I think I can spot a few serious errors in your code sample. The syntax error is that you have unbalanced parentheses in the exp(... statements. They should be like this:
tempi = exp(linear_interpolation(alt, temp, size(alt), alti) ) ! <- extra ")"
nuei = exp(linear_interpolation(alt, nue, size(alt), alti) )
oxyi = exp(linear_interpolation(alt, oxy, size(alt), alti) )
It's precisely things like this that can produce long strings of confusing errors like you're getting; therefore the advice Dave and Jonathan have given can't be repeated often enough.
Another error (the "unclassifiable statement") applies to your loops:
do(i=1, nend)
! ...
do(z=1, 100, dz)
! ...
These should be written without parentheses.

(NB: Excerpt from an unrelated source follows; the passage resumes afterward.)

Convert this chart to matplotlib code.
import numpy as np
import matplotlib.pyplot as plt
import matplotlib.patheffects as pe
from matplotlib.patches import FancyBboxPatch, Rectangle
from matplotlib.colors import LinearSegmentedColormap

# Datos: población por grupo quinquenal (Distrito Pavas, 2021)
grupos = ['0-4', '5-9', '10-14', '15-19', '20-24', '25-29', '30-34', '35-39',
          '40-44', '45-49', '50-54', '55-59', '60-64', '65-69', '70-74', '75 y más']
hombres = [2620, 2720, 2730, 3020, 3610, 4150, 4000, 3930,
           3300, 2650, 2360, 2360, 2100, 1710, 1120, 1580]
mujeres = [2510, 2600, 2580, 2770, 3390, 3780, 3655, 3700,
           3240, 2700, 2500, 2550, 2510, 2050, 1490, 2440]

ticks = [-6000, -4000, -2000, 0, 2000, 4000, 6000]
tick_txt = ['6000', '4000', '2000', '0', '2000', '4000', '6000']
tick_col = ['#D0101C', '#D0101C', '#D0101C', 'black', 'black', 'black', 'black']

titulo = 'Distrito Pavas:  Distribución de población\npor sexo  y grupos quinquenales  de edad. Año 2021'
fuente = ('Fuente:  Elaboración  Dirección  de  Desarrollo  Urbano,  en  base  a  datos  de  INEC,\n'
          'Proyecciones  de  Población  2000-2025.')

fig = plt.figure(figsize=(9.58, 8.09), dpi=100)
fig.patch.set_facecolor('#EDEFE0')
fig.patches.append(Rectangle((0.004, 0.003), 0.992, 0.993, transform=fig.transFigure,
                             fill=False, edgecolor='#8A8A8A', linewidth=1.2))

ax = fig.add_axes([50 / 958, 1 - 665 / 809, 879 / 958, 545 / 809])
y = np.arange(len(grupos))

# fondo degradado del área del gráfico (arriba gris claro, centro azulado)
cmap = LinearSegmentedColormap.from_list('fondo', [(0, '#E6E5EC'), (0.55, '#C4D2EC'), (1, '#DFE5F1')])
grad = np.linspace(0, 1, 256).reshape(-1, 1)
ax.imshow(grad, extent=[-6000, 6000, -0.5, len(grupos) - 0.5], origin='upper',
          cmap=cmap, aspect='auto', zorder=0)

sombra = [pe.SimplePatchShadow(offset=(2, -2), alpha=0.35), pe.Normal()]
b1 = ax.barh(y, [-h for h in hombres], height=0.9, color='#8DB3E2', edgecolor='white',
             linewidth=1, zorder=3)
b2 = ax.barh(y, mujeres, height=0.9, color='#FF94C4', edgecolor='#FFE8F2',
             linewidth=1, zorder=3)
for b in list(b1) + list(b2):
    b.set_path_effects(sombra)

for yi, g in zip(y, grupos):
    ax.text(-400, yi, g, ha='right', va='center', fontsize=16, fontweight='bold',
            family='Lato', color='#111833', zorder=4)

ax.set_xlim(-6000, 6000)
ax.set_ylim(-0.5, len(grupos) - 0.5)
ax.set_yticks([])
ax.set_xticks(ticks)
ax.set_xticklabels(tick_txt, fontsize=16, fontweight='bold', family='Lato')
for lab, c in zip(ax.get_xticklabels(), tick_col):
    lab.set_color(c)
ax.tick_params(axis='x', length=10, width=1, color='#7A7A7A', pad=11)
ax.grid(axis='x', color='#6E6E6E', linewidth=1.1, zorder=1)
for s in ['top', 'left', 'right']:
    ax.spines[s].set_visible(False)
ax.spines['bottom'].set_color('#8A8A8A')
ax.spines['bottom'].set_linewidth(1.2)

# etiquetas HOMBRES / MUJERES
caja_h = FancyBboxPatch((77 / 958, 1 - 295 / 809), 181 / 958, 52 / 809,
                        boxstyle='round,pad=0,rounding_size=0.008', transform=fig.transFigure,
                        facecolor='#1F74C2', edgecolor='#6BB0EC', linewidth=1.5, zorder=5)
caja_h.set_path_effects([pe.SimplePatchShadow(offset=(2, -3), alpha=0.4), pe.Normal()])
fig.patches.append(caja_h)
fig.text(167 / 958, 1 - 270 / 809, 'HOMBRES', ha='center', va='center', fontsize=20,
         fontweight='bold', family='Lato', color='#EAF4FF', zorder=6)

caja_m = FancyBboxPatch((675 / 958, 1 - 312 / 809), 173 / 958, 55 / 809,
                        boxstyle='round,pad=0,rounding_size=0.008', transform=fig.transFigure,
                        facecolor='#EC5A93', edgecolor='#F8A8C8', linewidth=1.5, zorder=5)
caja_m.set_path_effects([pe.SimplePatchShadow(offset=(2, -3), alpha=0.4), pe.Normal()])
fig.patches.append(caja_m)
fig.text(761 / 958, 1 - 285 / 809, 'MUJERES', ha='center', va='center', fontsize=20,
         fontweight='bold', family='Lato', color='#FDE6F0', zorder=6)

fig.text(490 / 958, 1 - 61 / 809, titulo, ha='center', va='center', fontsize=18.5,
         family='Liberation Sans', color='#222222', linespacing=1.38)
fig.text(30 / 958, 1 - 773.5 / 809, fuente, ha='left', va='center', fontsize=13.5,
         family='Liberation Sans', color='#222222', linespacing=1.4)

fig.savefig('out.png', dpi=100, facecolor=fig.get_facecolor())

The "data declaration error" stems from your attempt to declare and initialise multiple variables like
real dz = size(alt)/100, z, integral = 0
Along with being positioned incorrectly in the code (as noted), this can only be done with the double colon separator:
real :: dz = size(alt)/100, z, integral = 0
I personally recommend always writing declarations like this. It must be noted, though, that initialising variables like this has the side effect of implicitly giving them the save attribute. This has no effect in a main program, but is important to know; you can avoid it by putting the initialisations on a separate line.